Головомойка у Наташи всегда занимала много времени. И сейчас больше получаса ушло на гигиенические процедуры. Потом она просто стояла под слабыми тепловатыми струйками благословенной воды, обняв себя руками и поворачиваясь то в одну, то в другую сторону.
— Дочка, вода на исходе, — просигналила бабуся.
Наташа послушно покинула кабинку. Дабы предстать перед Марком в привлекательном виде, Наташа попользовалась феном, заплатив за него дополнительную сумму. Она сидела на красном клеенчатом стуле, а сверху ее обдували воздушные потоки, пахнущие нагретой пластмассой. Затем Наташа долго и тщательно расчесывалась перед зеркалом.

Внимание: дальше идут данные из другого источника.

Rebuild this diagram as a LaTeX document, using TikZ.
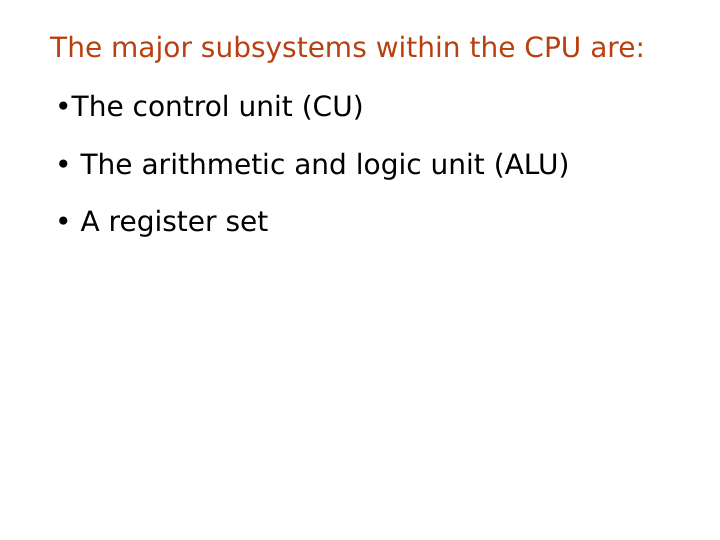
\documentclass[tikz,border=0pt]{standalone}
\usepackage{fontspec}
\setmainfont{DejaVu Sans}
\definecolor{tcol}{RGB}{184,64,16}
\begin{document}
\begin{tikzpicture}[x=1pt,y=-1pt,txt/.style={anchor=base west,inner sep=0pt,font=\fontsize{28}{32}\selectfont}]
\useasboundingbox (0,0) rectangle (720,540);
\node[txt,text=tcol] (t) at (50,58) {The major subsystems within the CPU are:};
\node[txt] (a) at (55,117) {•The control unit (CU)};
\node[txt] (b) at (55,175) {• The arithmetic and logic unit (ALU)};
\node[txt] (c) at (55,231) {• A register set};
\end{tikzpicture}
\end{document}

— Не стриги, — наказала ей сердобольная банщица. — А то сейчас все — как после тифа. Деловые. Времени им на прическу не хватает.
Видимо, она имела в виду коротко стриженую Анну.
На первом этаже, разумеется, уже никого не было. Солярий тоже пуст. Бетонные полы веранды залиты так, что вода стоит по щиколотку. На второй этаж ведет узкая винтовая лестница. Цепляясь обеими руками за перила, Наташа поднялась и оказалась в кафе под открытым небом. Капли звонко отплясывали чечетку на белых столиках и стульях. По случаю непогоды посетители кафе переместились в бар. Подгоняемая дождем и поисками, Наташа последовала их примеру. Она нерешительно шагнула в темное, как нора, помещение.
Сначала она ничего не видела и не слышала. Ей мешали темнота и громкая музыка. Освещение присутствовало в виде редких и резких всполохов. Четкий драйв напоминал производственный процесс в каком-нибудь металлопрокатном цехе: «тув-ба-ту-тув». Подчиняясь такту, несколько человек потряхивались в центре зала. Наташа неуверенно остановилась у порога.
— Салют, детка, — прокричал в ухо некто. Чья-то цепкая рука обняла ее и подтолкнула в глубь помещения. Она заметила мушкетерскую бородку и иностранные буквы на майке гида-добровольца. По стойкому загару и дробному южному выговору Наташа узнала в нем аборигена. Он подвел ее к стойке, довольно высокой, чуть ли не под подбородок Наташе. Она водрузила на нее свою шляпу, а сама взобралась на высокий стул, причем ощутила себя курицей на насесте.
Привыкнув к темноте и к музыке, настырно забивающейся в уши, Наташа стала вникать в обстановку.